We know that there’s a lot techno-babble out there. We can help translate! There’s no Geek-speak here. We explain everything in plain English that you can understand. Here are answers to some frequently asked questions.
PCI Compliant Web Servers
We recommend and require PCI DSS (Payment Card Industry Data Security Standard) compliance on our web servers hosting eCommerce websites. This is a key standard for credit card processing and something we offer. For more information on how PCI compliance applies to merchants, see the PCI council website.
What does my website look like on a smartphone?
It can be difficult to know how visitors see your website on mobile devices. After all, nobody owns every mobile device available (none of my friends anyway). One of the best ways to test on devices you do not own is to use an emulator. Many emulators are available on the internet and can provide you with a good sense of how things look.
Below are a three emulators that should do the trick:
So, how did your website do? Looking good? If not, you can always give the lads at Seamróg a call.
What is a CMS?
CMS stands for Content Management System. In the world of websites, some of the most popular are Joomla, WordPress, Drupal and DotNetNuke. By using a CMS as the platform for a website, developers can create and implement a site rapidly that contains complex functionality, but that can also be maintained by non-technical users.
What does CTR and CPC stand for?
CTR and CPC are terms related to pay-per-click types of search engine advertising.
CTR stands for ‘click through rate’. Click through rate indicates an ad’s performance related to attracting visitor clicks (search engine users acting upon your ad). To calculate CTR, divide the number of times user clicked on your ad by the number of times the search engine displayed your ad. In other words clicks/impressions. Often, as you build ads that are more effective (higher CTR), you will see a lower CPC.
CPC stands for cost per click. This is the dynamic rate you pay search engines each time a visitor click on your displayed ad. Often, the more relevant your ad is and the better it performs and the lower this rate can be. CPC is usually determined through a bidding process. This process includes simple price type bidding, but can be heavily biased for customer experience by a search engine. In other words, if you seem to offer something better to the search engine user, the search engine may cut you a break on the cost per click.

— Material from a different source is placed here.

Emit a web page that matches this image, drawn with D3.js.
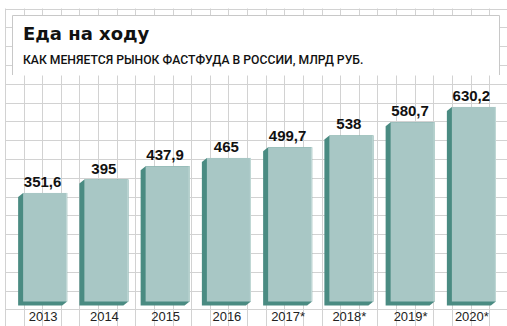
<!DOCTYPE html>
<html>
<head>
<meta charset="utf-8">
<script src="https://cdn.jsdelivr.net/npm/d3@7"></script>
<style>
  body { margin: 0; background: #fff; }
  svg { display: block; }
</style>
</head>
<body>
<svg id="chart" width="507" height="326"></svg>
<script>
"use strict";

var years = ["2013", "2014", "2015", "2016", "2017*", "2018*", "2019*", "2020*"]
var values = [351.6, 395, 437.9, 465, 499.7, 538, 580.7, 630.2]
var valueLabels = ["351,6", "395", "437,9", "465", "499,7", "538", "580,7", "630,2"]

var title = "Еда на ходу"
var subtitle = "КАК МЕНЯЕТСЯ РЫНОК ФАСТФУДА В РОССИИ, МЛРД РУБ."

var svg = d3.select("#chart")
var width = +svg.attr("width")
var height = +svg.attr("height")

var data = years.map((y, i) => ({ year: y, value: values[i], label: valueLabels[i] }))

// background grid
var gridColor = "#d2d2d2"
var grid = svg.append("g").attr("class", "grid")
var gx = d3.range(5, width, 18.62)
var gy = d3.range(8.5, 312, 18.8)

grid.selectAll(".vl").data(gx).enter().append("line")
    .attr("x1", d => Math.round(d) + 0.5).attr("x2", d => Math.round(d) + 0.5)
    .attr("y1", 8.5).attr("y2", height)
    .attr("stroke", gridColor)
grid.selectAll(".hl").data(gy).enter().append("line")
    .attr("x1", 5).attr("x2", width)
    .attr("y1", d => Math.round(d) + 0.5).attr("y2", d => Math.round(d) + 0.5)
    .attr("stroke", gridColor)

// title box
var box = svg.append("g")
box.append("rect")
    .attr("x", 12.5).attr("y", 15.5)
    .attr("width", 487).attr("height", 60)
    .attr("fill", "#fff")
box.append("path")
    .attr("d", "M12.5,75V15.5H499.5V75")
    .attr("fill", "none")
    .attr("stroke", "#c8c8c8")

box.append("text")
    .attr("x", 23).attr("y", 40)
    .style("font-family", "'DejaVu Sans', sans-serif")
    .style("font-weight", "bold")
    .style("font-size", "18px")
    .attr("fill", "#111")
    .text(title)

box.append("text")
    .attr("x", 23).attr("y", 64)
    .style("font-family", "Roboto, 'Noto Sans', sans-serif")
    .style("font-weight", "500")
    .style("font-size", "12.2px")
    .attr("fill", "#111")
    .text(subtitle)

// scales
var x = d3.scalePoint().domain(years).range([12, 502]).padding(0.5)
var y = d3.scaleLinear().domain([0, 700]).range([301.5, 85.4])

var faceW = 44, depthX = 5, depthY = 4
var faceLeft = d => x(d.year) - (faceW + depthX) / 2 + depthX

var bars = svg.append("g").attr("class", "bars")

bars.selectAll(".side")
    .data(data)
    .enter().append("path")
    .attr("class", "side")
    .attr("fill", "#4a8b82")
    .attr("d", d => {
        var l = faceLeft(d), r = l + faceW, t = y(d.value), b = y(0)
        return "M" + l + "," + t +
            "L" + (l - depthX) + "," + (t + depthY) +
            "L" + (l - depthX) + "," + (b + depthY) +
            "L" + (r - depthX) + "," + (b + depthY) +
            "L" + r + "," + b +
            "L" + r + "," + t + "Z"
    })

bars.selectAll(".face")
    .data(data)
    .enter().append("rect")
    .attr("class", "face")
    .attr("fill", "#a8c7c5")
    .attr("x", d => faceLeft(d))
    .attr("y", d => y(d.value))
    .attr("width", faceW)
    .attr("height", d => y(0) - y(d.value))

bars.selectAll(".edge")
    .data(data)
    .enter().append("line")
    .attr("class", "edge")
    .attr("stroke", "#c4dad8")
    .attr("x1", d => faceLeft(d) + faceW - 0.5)
    .attr("x2", d => faceLeft(d) + faceW - 0.5)
    .attr("y1", d => y(d.value))
    .attr("y2", y(0))

bars.selectAll(".val")
    .data(data)
    .enter().append("text")
    .attr("class", "val")
    .attr("x", d => x(d.year))
    .attr("y", d => y(d.value) - 6)
    .attr("text-anchor", "middle")
    .style("font-family", "'Liberation Sans', Arial, sans-serif")
    .style("font-weight", "bold")
    .style("font-size", "15px")
    .attr("fill", "#111")
    .text(d => d.label)

// x axis labels
var xAxis = d3.axisBottom(x).tickSize(0).tickPadding(0)
svg.append("g")
    .attr("class", "x axis")
    .attr("transform", "translate(0,312)")
    .call(xAxis)
    .call(g => g.select(".domain").remove())
  .selectAll("text")
    .attr("dy", "0.71em")
    .style("font-family", "'Liberation Sans Narrow', 'Arial Narrow', sans-serif")
    .style("font-stretch", "condensed")
    .style("font-size", "13px")
    .attr("fill", "#222")
</script>
</body>
</html>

One of the best methods for increasing CTR and decreasing CPC is to run two (or more depending on click/display frequency) similar ads against each other (random display split). This is called an A/B Split. Search engines have mechanisms in place to automate this so that comparisons can be fairly made. As the results of two competing ads come in and become clear, revise the ad that is performing poorly. Change just one thing at a time so you can be clear about what is working or not working. This is a complex topic, but I hope this gives a better understanding of these terms.
What does PPC mean?
PPC stands for ‘pay-per-click’ and includes paid search engine listings, often at the top or side of search engine results pages (SERPs).
What does SEM mean?
SEM stands for Search Engine Marketing. SEM encompasses all of the organic techniques included in SEO as well as the direct paid techniques like paid listings, Social Media Marketing (SMM) and Pay-per-click (PPC) advertising. While it technically includes SEO or organic techniques by definition, most often people are referring to just the paid techniques when using the term.
What does SEO mean?
SEO stand for Search Engine Optimization. It encompasses practices that are intended to increase a sites ranking on search engine results pages (SERPs). SEO includes all types of ‘organic’ methods which can be classified as ‘white hat’ or ‘black hat’. White hat methods are considered ethical and penalty-free and use visitor focused techniques that search engines look for. Black hat methods are considered unethical and can result in serious penalties including complete delisting of a domain. Organic methods are those that do not require a direct payment to the search engine.
Approaches to SEO include tactics like:
- LINK BUILDING (UNPAID)
- CONTENT OPTIMIZATION
- KEYWORD FOCUSING
- URL OPTIMIZATION
- SITE STRUCTURE
- CODING TECHNIQUES AND VALIDATION
- FORMATTING TECHNIQUES
- SITE AND PAGE PERFORMANCE
This is by no means an exhaustive list of tactics, but it does illustrate the concept in a general way.